Communicate a Learning Journey to Your Students

What is a Learning Journey?

A learning journey provides your students with a clear pathway through their learning to:

  • give students a familiar and consistent experience across modules
  • help students feel confident in knowing what they need to do and at what time
  • set expectations for students’ engagement and partnership
  • Enable students to develop and self-regulate their learning

This guide suggests three simple examples you can adapt to ensure that your students understand their learning journey.

Accessibility and inclusivity

When you create a plan for students to download, it can be tempting to add elaborate colour coding and symbols to explain your learning journey. These can present numerous challenges to students with accessibility needs. When designing a plan:

  • avoid using colour alone to convey meaning (use titles and colours in combination)
  • remember codes or symbols may have different meanings across cultures (if essential, use as few symbols as possible and include a key)
  • minimise the number of abbreviations and explain them on their first use
  • Use accessible file formats
  • Use consistent language between your plan and teaching content

Apply the University’s accessibility recommendations for written content when communicating your learning journey to students as well.

Timetable, module map or plan

A top-level timetable, map or plan of your module is an ideal way to communicate a learning journey quickly and accessibly.

Information to include in your plan could contain:

  • Day or week during which activities should be completed
  • The titles of activities, workshops or lectures
  • Whether activities are synchronous (live) or asynchronous (not live)
  • Names of staff delivering sessions
  • How long students should spend on an activity and how long a session will last

The plan should also show links between activities and sessions.
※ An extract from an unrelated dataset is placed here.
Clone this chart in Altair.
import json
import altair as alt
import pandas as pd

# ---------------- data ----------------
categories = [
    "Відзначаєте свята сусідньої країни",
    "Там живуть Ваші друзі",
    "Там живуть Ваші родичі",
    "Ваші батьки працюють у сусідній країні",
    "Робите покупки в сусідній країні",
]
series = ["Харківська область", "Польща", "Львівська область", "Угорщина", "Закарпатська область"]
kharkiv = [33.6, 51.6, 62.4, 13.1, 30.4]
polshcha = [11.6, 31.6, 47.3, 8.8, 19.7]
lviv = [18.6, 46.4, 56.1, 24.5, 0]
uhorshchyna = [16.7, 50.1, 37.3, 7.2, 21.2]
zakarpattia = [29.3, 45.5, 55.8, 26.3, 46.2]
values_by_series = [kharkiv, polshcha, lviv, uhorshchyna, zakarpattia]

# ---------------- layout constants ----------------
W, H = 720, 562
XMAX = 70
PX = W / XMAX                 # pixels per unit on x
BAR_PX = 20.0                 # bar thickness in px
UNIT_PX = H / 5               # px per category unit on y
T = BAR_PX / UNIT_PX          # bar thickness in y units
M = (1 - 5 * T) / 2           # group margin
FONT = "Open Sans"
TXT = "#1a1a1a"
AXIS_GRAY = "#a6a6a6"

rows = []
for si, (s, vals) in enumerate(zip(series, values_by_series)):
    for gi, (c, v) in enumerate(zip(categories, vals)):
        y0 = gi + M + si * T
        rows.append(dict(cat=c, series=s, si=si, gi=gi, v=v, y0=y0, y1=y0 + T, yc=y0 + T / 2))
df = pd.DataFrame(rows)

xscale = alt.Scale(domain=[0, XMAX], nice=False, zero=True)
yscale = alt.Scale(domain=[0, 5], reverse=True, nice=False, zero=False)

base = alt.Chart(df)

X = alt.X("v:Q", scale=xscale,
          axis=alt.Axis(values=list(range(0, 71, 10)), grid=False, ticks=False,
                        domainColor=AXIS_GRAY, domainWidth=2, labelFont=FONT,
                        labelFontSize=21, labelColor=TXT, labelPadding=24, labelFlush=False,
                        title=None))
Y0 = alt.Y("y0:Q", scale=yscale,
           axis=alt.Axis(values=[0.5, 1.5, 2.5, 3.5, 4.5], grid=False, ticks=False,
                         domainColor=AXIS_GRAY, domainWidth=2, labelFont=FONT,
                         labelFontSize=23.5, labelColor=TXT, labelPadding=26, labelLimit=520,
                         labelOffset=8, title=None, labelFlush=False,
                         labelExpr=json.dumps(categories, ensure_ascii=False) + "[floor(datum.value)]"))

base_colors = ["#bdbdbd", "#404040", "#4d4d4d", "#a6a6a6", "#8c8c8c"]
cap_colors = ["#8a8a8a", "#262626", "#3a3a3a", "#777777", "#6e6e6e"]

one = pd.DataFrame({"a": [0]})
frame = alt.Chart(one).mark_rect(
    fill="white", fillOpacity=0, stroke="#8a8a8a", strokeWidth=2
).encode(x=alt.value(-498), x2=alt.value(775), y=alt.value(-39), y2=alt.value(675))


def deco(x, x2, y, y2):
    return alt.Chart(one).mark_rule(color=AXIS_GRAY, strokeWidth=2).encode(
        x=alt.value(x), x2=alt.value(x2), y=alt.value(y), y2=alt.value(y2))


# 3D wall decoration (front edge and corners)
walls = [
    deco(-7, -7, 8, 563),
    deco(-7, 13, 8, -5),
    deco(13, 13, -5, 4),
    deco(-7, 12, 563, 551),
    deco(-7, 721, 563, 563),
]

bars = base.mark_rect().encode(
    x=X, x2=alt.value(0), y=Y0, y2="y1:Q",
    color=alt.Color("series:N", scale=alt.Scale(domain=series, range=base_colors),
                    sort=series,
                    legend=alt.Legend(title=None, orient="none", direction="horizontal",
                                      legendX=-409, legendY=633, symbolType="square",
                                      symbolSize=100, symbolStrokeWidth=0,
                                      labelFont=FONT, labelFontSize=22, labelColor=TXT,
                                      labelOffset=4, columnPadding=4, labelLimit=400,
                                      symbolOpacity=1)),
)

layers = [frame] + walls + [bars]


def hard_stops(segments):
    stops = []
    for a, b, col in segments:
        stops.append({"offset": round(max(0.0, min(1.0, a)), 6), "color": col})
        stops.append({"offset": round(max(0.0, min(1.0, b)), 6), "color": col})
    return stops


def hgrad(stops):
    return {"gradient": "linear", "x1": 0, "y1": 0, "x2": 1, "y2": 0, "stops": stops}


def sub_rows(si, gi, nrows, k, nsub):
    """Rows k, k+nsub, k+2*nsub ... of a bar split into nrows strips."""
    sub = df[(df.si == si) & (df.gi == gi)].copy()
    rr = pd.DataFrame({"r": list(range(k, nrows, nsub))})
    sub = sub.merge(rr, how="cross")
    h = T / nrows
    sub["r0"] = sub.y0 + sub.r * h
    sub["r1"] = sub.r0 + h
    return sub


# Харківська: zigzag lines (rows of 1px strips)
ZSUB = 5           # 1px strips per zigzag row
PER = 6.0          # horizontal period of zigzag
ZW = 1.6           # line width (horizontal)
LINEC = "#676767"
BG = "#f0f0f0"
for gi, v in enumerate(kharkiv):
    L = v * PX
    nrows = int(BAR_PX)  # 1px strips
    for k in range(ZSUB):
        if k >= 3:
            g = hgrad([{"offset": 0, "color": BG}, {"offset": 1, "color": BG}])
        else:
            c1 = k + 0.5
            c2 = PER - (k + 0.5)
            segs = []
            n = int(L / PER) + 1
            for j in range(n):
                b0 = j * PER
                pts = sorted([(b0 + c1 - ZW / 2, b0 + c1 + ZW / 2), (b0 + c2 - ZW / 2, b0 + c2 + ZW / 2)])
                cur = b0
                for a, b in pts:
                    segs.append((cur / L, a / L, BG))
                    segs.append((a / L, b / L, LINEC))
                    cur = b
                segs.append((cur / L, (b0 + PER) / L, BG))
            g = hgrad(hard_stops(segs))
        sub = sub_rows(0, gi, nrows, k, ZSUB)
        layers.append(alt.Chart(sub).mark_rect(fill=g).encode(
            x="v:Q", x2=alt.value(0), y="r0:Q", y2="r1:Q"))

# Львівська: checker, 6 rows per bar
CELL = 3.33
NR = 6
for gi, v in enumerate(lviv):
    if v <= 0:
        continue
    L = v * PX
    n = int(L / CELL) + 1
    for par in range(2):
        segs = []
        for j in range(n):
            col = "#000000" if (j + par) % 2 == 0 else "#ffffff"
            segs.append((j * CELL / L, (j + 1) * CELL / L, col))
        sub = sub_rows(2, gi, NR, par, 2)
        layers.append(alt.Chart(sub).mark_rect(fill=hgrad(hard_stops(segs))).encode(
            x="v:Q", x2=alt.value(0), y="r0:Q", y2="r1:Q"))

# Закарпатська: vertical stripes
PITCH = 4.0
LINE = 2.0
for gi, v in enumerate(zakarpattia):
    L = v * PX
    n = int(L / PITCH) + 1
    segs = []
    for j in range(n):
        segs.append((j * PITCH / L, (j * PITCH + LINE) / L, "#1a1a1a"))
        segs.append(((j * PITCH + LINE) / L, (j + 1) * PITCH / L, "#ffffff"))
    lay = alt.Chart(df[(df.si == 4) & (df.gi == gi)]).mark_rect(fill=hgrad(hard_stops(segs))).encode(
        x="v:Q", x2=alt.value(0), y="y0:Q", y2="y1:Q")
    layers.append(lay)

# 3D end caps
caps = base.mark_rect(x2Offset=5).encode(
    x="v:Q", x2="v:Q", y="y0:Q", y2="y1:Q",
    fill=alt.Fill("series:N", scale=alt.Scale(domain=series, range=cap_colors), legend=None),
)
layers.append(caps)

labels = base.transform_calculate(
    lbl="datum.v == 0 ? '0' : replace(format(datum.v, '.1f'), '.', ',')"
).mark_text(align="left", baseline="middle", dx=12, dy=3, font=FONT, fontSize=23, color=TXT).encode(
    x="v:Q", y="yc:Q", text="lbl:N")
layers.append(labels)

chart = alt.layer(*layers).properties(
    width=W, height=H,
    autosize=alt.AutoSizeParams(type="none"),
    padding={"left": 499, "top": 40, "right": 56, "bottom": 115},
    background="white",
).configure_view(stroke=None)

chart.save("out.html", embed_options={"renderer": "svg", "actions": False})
If you are running a module for many students, you may need to have live sessions at different times throughout the week (this can also help students with planning).
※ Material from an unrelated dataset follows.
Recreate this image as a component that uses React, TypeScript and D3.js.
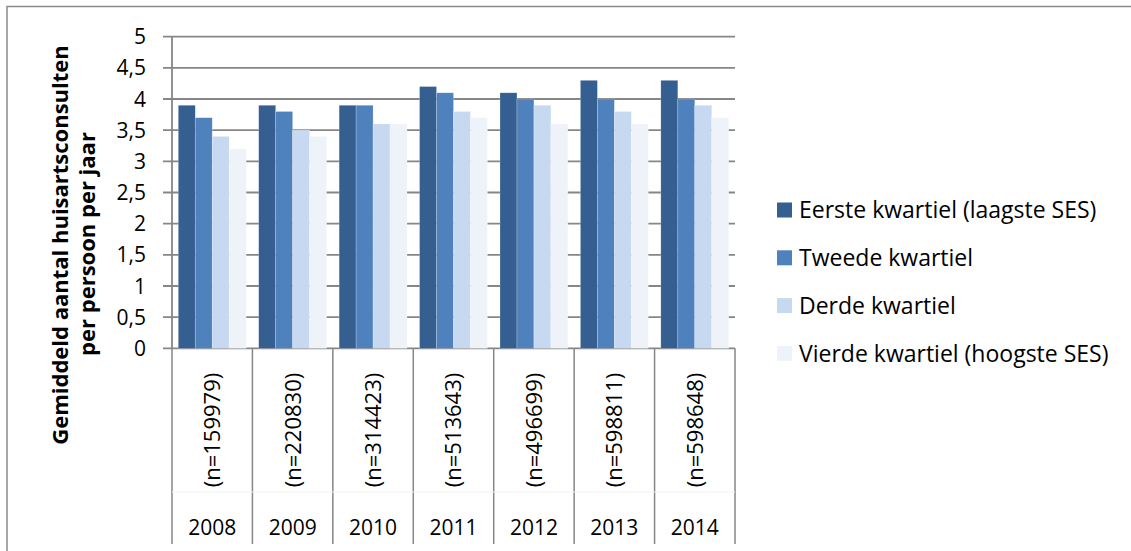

How to share a Learning Journey document on Minerva

  1. Use an accessible document to record your plan.
  2. Use a single central copy of your plan to avoid inconsistencies.
  3. Add your plan to the Minerva content collection.
  4. Link to your plan on a welcome page or starting point for the module.

Making sure that all staff teaching on your module has access to the plan will help them communicate it.
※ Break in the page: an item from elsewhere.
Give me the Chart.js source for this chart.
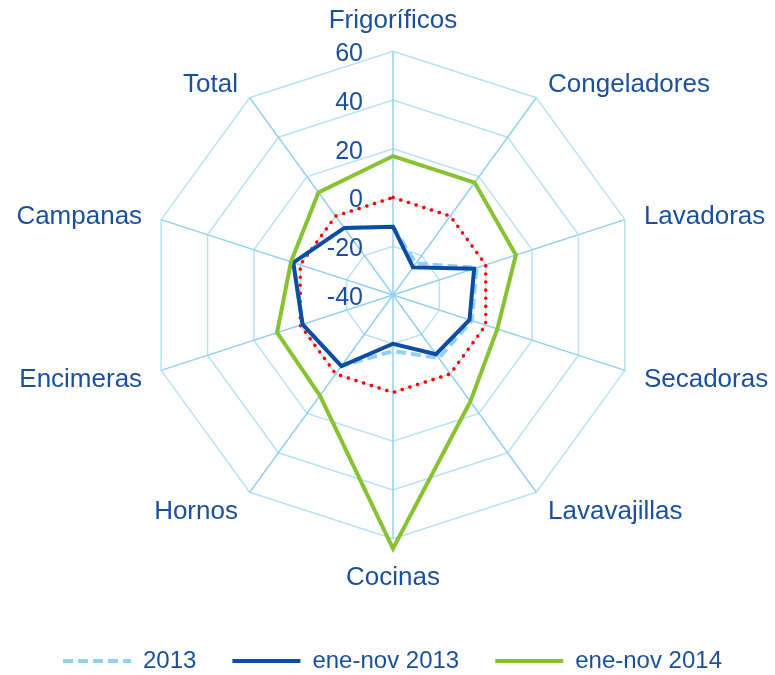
<!DOCTYPE html>
<html>
<head>
<meta charset="utf-8">
<script src="https://cdn.jsdelivr.net/npm/chart.js@4"></script>
<style>
  body { margin: 0; background: #fff; }
  #contenedor { width: 775px; height: 675px; }
</style>
</head>
<body>
<div id="contenedor"><canvas id="grafica" width="775" height="675"></canvas></div>
<script>
// datos (variación %)
var categorias = ['Frigoríficos', 'Congeladores', 'Lavadoras', 'Secadoras', 'Lavavajillas',
                  'Cocinas', 'Hornos', 'Encimeras', 'Campanas', 'Total'];
var serie2013 = [-12, -24, -4, -6, -8, -17, -4, -1, 3, -6];
var eneNov2013 = [-12, -26, -5, -7, -10, -20, -4, -1, 3, -6];
var eneNov2014 = [17, 17, 13, 5, 14, 64, 11, 10, 4, 12];
var lineaCero = [0, 0, 0, 0, 0, 0, 0, 0, 0, 0];
var ejeMin = -40, ejeMax = 60, ejePaso = 20;

var colorTexto = '#1A4F9E';
var fuente = '"Liberation Sans", Arial, sans-serif';
var sepEtiqueta = 20;

// etiquetas del eje a la izquierda del eje vertical y nombres centrados en su punto
var etiquetasEje = {
  id: 'etiquetasEje',
  afterDatasetsDraw: function(chart) {
    var escala = chart.scales.r;
    var ctx = chart.ctx;
    ctx.save();
    ctx.font = '25px ' + fuente;
    ctx.fillStyle = colorTexto;
    ctx.textAlign = 'right';
    ctx.textBaseline = 'middle';
    escala.ticks.forEach(function(t) {
      var d = escala.getDistanceFromCenterForValue(t.value);
      ctx.fillText(t.label, escala.xCenter - 30, escala.yCenter - d + 3);
    });

    ctx.font = '26px ' + fuente;
    var n = categorias.length;
    for (var i = 0; i < n; i++) {
      var p = escala.getPointPosition(i, escala.drawingArea + sepEtiqueta);
      var grados = i * 360 / n;
      if (grados === 0) {
        ctx.textAlign = 'center'; ctx.textBaseline = 'bottom';
      } else if (grados === 180) {
        ctx.textAlign = 'center'; ctx.textBaseline = 'top';
      } else {
        ctx.textAlign = grados < 180 ? 'left' : 'right';
        ctx.textBaseline = 'middle';
      }
      ctx.fillText(categorias[i], p.x, p.y + (grados === 180 ? 6 : 3));
    }
    ctx.restore();
  }
};

var grafica = new Chart(document.getElementById('grafica').getContext('2d'), {
  type: 'radar',
  data: {
    labels: categorias,
    datasets: [
      {
        label: '2013',
        data: serie2013,
        borderColor: '#8ED1F2',
        borderWidth: 4,
        borderDash: [10, 5],
        order: 2
      },
      {
        label: 'ene-nov 2013',
        data: eneNov2013,
        borderColor: '#0C4DA2',
        borderWidth: 4,
        order: 1
      },
      {
        label: 'ene-nov 2014',
        data: eneNov2014,
        borderColor: '#86C232',
        borderWidth: 4,
        order: 0
      },
      {
        label: 'cero',
        data: lineaCero,
        borderColor: '#FF0000',
        borderWidth: 3.5,
        borderDash: [0.1, 8],
        borderCapStyle: 'round',
        order: 3
      }
    ]
  },
  options: {
    responsive: false,
    animation: false,
    layout: { padding: { top: 0, bottom: -8, left: 15, right: 5 } },
    elements: {
      line: { fill: false, tension: 0 },
      point: { radius: 0, hoverRadius: 0 }
    },
    scales: {
      r: {
        min: ejeMin,
        max: ejeMax,
        ticks: { stepSize: ejePaso, display: false },
        grid: { color: '#B8E2F6', lineWidth: 1.5 },
        angleLines: { color: '#92D0F0', lineWidth: 1.5 },
        pointLabels: {
          color: 'rgba(0,0,0,0)',
          padding: sepEtiqueta,
          font: { family: fuente, size: 26 }
        }
      }
    },
    plugins: {
      tooltip: { enabled: false },
      legend: {
        position: 'bottom',
        // título vacío: sólo deja hueco entre el radar y la leyenda
        title: { display: true, text: ' ', font: { size: 12 }, padding: 4 },
        labels: {
          color: colorTexto,
          font: { family: fuente, size: 24 },
          usePointStyle: true,
          pointStyle: 'line',
          pointStyleWidth: 68,
          padding: 36,
          filter: function(item) { return item.text !== 'cero'; },
          sort: function(a, b) { return a.datasetIndex - b.datasetIndex; },
          generateLabels: function(chart) {
            var items = Chart.defaults.plugins.legend.labels.generateLabels(chart);
            items.forEach(function(it) {
              var ds = chart.data.datasets[it.datasetIndex];
              it.lineDash = ds.borderDash || [];
              it.lineWidth = ds.borderWidth;
            });
            return items;
          }
        }
      }
    }
  },
  plugins: [etiquetasEje]
});
</script>
</body>
</html>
If you update your plan, replace the file on the Minerva content collection so all your links will then link to the new file without you having to change them.



Giving students regular reminders about deadlines and progress will help them keep on track.  Announcements are most effective when clear, unambiguous and relevant to all students. Announcements can be a valuable way of reflecting on key learning or events, you can consider including:

  • Welcome messages at the start of a module to prompt them to engage and explain where to begin.
  • Responses to questions or issues raised by individual students that are relevant to the whole cohort.
  • Recaps of a discussion that has taken place in webinars or forums.


Welcome page

A Welcome page on Minerva makes it clear to students where to begin. It also means that you can write instructions for navigating the course in one place.

Students will be able to return to the welcome page if they get lost or need to check something.

What to include on a welcome page:

  • A short introduction to the course. This is a good stage to inspire your students with the wider issues or questions your module approaches.
  • The course structure and how students should approach the material.
  • Special requirements for the module, such as software or types of activity.
  • Learning objectives or outcomes and a link to a syllabus.
  • Link to download a timetable, map or plan of your learning journey.
  • Relevant contact details for help, such as Student Education Service.

A welcome page can be created using an item in Minerva. The Minerva Support guide for how to add content provides more detail on this. You can also add attachments to your items, such as a link to the module map of the content collection.